**Work instructions**. The material below should be written out in full and exactly; pictures stay out of the copy.

**Data extract**.

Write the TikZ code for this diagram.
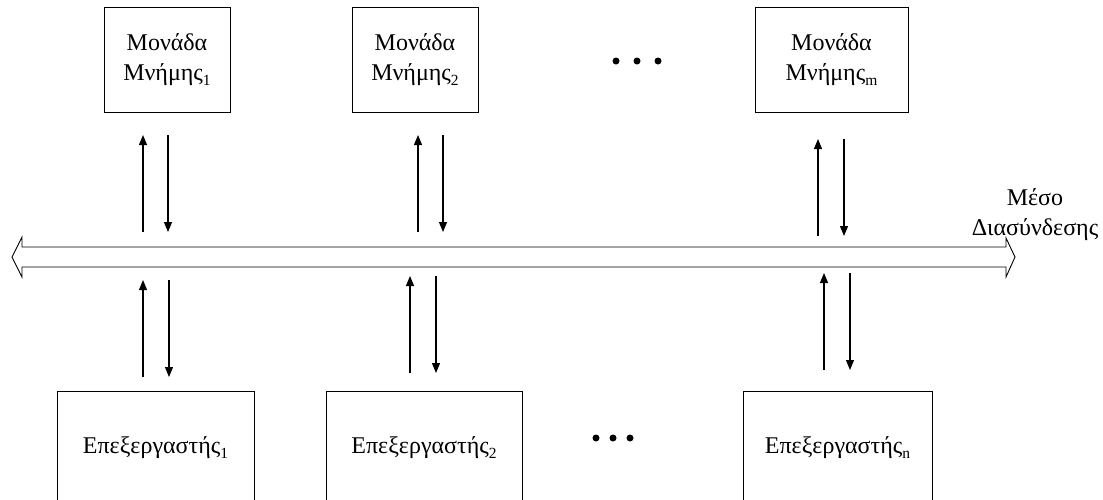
\documentclass[tikz,border=0pt]{standalone}
\usepackage{fontspec}
\setmainfont{Liberation Serif}
\usetikzlibrary{arrows.meta}
% small lowered index after a word
\newcommand{\idx}[1]{\raisebox{-0.2em}{\fontsize{15.5}{15.5}\selectfont #1}}
\begin{document}
\begin{tikzpicture}[x=1pt,y=-1pt,
  unit/.style={draw, line width=0.9pt, inner sep=0pt, align=center,
    font=\fontsize{24}{30}\selectfont},
  cpu/.style={draw, line width=0.9pt, inner sep=0pt,
    font=\fontsize{24}{30}\selectfont, minimum height=114pt},
  link/.style={line width=1.1pt, -{Triangle[length=10pt,width=8pt]}},
  dot/.style={circle, fill=black, inner sep=0pt, minimum size=7pt}]
\useasboundingbox (0,0) rectangle (1103,499);
\clip (0,0) rectangle (1103,499);

% memory modules
\node[unit, minimum width=126pt, minimum height=105pt] (m1) at (167,60) {Μονάδα\\Μνήμης\idx{1}};
\node[unit, minimum width=126pt, minimum height=105pt] (m2) at (415,60) {Μονάδα\\Μνήμης\idx{2}};
\node[unit, minimum width=153pt, minimum height=105pt] (mm) at (831.5,60) {Μονάδα\\Μνήμης\idx{m}};
\node[dot] (td1) at (616,61) {};
\node[dot] (td2) at (637,61) {};
\node[dot] (td3) at (658,61) {};

% processors
\node[cpu, minimum width=197pt] (p1) at (155.5,448) {Επεξεργαστής\idx{1}};
\node[cpu, minimum width=196pt] (p2) at (424,448) {Επεξεργαστής\idx{2}};
\node[cpu, minimum width=189pt] (pn) at (837.5,448) {Επεξεργαστής\idx{n}};
\node[dot] (bd1) at (596,438) {};
\node[dot] (bd2) at (613,438) {};
\node[dot] (bd3) at (630,438) {};

% interconnection bus
\draw[line width=0.9pt, fill=white]
  (12,257) -- (22,237) -- (22,247) -- (1006,247) -- (1006,238) -- (1015,257)
  -- (1006,277) -- (1006,267) -- (22,267) -- (22,277) -- cycle;
\node[align=center, anchor=south, inner sep=0pt, font=\fontsize{24}{30}\selectfont]
  (bus) at (1035,241) {Μέσο\\Διασύνδεσης};

% memory <-> bus
\coordinate (a1) at (143,232); \coordinate (b1) at (143,135);
\coordinate (c1) at (168,135); \coordinate (d1) at (168,232);
\coordinate (a2) at (418,232); \coordinate (b2) at (418,135);
\coordinate (c2) at (443,135); \coordinate (d2) at (443,232);
\coordinate (am) at (818,236); \coordinate (bm) at (818,139);
\coordinate (cm) at (844,139); \coordinate (dm) at (844,236);
\draw[link] (a1) -- (b1); \draw[link] (c1) -- (d1);
\draw[link] (a2) -- (b2); \draw[link] (c2) -- (d2);
\draw[link] (am) -- (bm); \draw[link] (cm) -- (dm);

% processor <-> bus
\coordinate (e1) at (143,377); \coordinate (f1) at (143,280);
\coordinate (g1) at (169,280); \coordinate (h1) at (169,377);
\coordinate (e2) at (410,373); \coordinate (f2) at (410,276);
\coordinate (g2) at (436,276); \coordinate (h2) at (436,373);
\coordinate (en) at (824,370); \coordinate (fn) at (824,273);
\coordinate (gn) at (850,273); \coordinate (hn) at (850,370);
\draw[link] (e1) -- (f1); \draw[link] (g1) -- (h1);
\draw[link] (e2) -- (f2); \draw[link] (g2) -- (h2);
\draw[link] (en) -- (fn); \draw[link] (gn) -- (hn);
\end{tikzpicture}
\end{document}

**Result below**.
Write the TikZ code for this diagram.
\documentclass[tikz,border=0pt]{standalone}
\usepackage{fontspec}
\setmainfont{Liberation Serif}
\usetikzlibrary{arrows.meta}
% small lowered index after a word
\newcommand{\idx}[1]{\raisebox{-0.2em}{\fontsize{15.5}{15.5}\selectfont #1}}
\begin{document}
\begin{tikzpicture}[x=1pt,y=-1pt,
  unit/.style={draw, line width=0.9pt, inner sep=0pt, align=center,
    font=\fontsize{24}{30}\selectfont},
  cpu/.style={draw, line width=0.9pt, inner sep=0pt,
    font=\fontsize{24}{30}\selectfont, minimum height=114pt},
  link/.style={line width=1.1pt, -{Triangle[length=10pt,width=8pt]}},
  dot/.style={circle, fill=black, inner sep=0pt, minimum size=7pt}]
\useasboundingbox (0,0) rectangle (1103,499);
\clip (0,0) rectangle (1103,499);

% memory modules
\node[unit, minimum width=126pt, minimum height=105pt] (m1) at (167,60) {Μονάδα\\Μνήμης\idx{1}};
\node[unit, minimum width=126pt, minimum height=105pt] (m2) at (415,60) {Μονάδα\\Μνήμης\idx{2}};
\node[unit, minimum width=153pt, minimum height=105pt] (mm) at (831.5,60) {Μονάδα\\Μνήμης\idx{m}};
\node[dot] (td1) at (616,61) {};
\node[dot] (td2) at (637,61) {};
\node[dot] (td3) at (658,61) {};

% processors
\node[cpu, minimum width=197pt] (p1) at (155.5,448) {Επεξεργαστής\idx{1}};
\node[cpu, minimum width=196pt] (p2) at (424,448) {Επεξεργαστής\idx{2}};
\node[cpu, minimum width=189pt] (pn) at (837.5,448) {Επεξεργαστής\idx{n}};
\node[dot] (bd1) at (596,438) {};
\node[dot] (bd2) at (613,438) {};
\node[dot] (bd3) at (630,438) {};

% interconnection bus
\draw[line width=0.9pt, fill=white]
  (12,257) -- (22,237) -- (22,247) -- (1006,247) -- (1006,238) -- (1015,257)
  -- (1006,277) -- (1006,267) -- (22,267) -- (22,277) -- cycle;
\node[align=center, anchor=south, inner sep=0pt, font=\fontsize{24}{30}\selectfont]
  (bus) at (1035,241) {Μέσο\\Διασύνδεσης};

% memory <-> bus
\coordinate (a1) at (143,232); \coordinate (b1) at (143,135);
\coordinate (c1) at (168,135); \coordinate (d1) at (168,232);
\coordinate (a2) at (418,232); \coordinate (b2) at (418,135);
\coordinate (c2) at (443,135); \coordinate (d2) at (443,232);
\coordinate (am) at (818,236); \coordinate (bm) at (818,139);
\coordinate (cm) at (844,139); \coordinate (dm) at (844,236);
\draw[link] (a1) -- (b1); \draw[link] (c1) -- (d1);
\draw[link] (a2) -- (b2); \draw[link] (c2) -- (d2);
\draw[link] (am) -- (bm); \draw[link] (cm) -- (dm);

% processor <-> bus
\coordinate (e1) at (143,377); \coordinate (f1) at (143,280);
\coordinate (g1) at (169,280); \coordinate (h1) at (169,377);
\coordinate (e2) at (410,373); \coordinate (f2) at (410,276);
\coordinate (g2) at (436,276); \coordinate (h2) at (436,373);
\coordinate (en) at (824,370); \coordinate (fn) at (824,273);
\coordinate (gn) at (850,273); \coordinate (hn) at (850,370);
\draw[link] (e1) -- (f1); \draw[link] (g1) -- (h1);
\draw[link] (e2) -- (f2); \draw[link] (g2) -- (h2);
\draw[link] (en) -- (fn); \draw[link] (gn) -- (hn);
\end{tikzpicture}
\end{document}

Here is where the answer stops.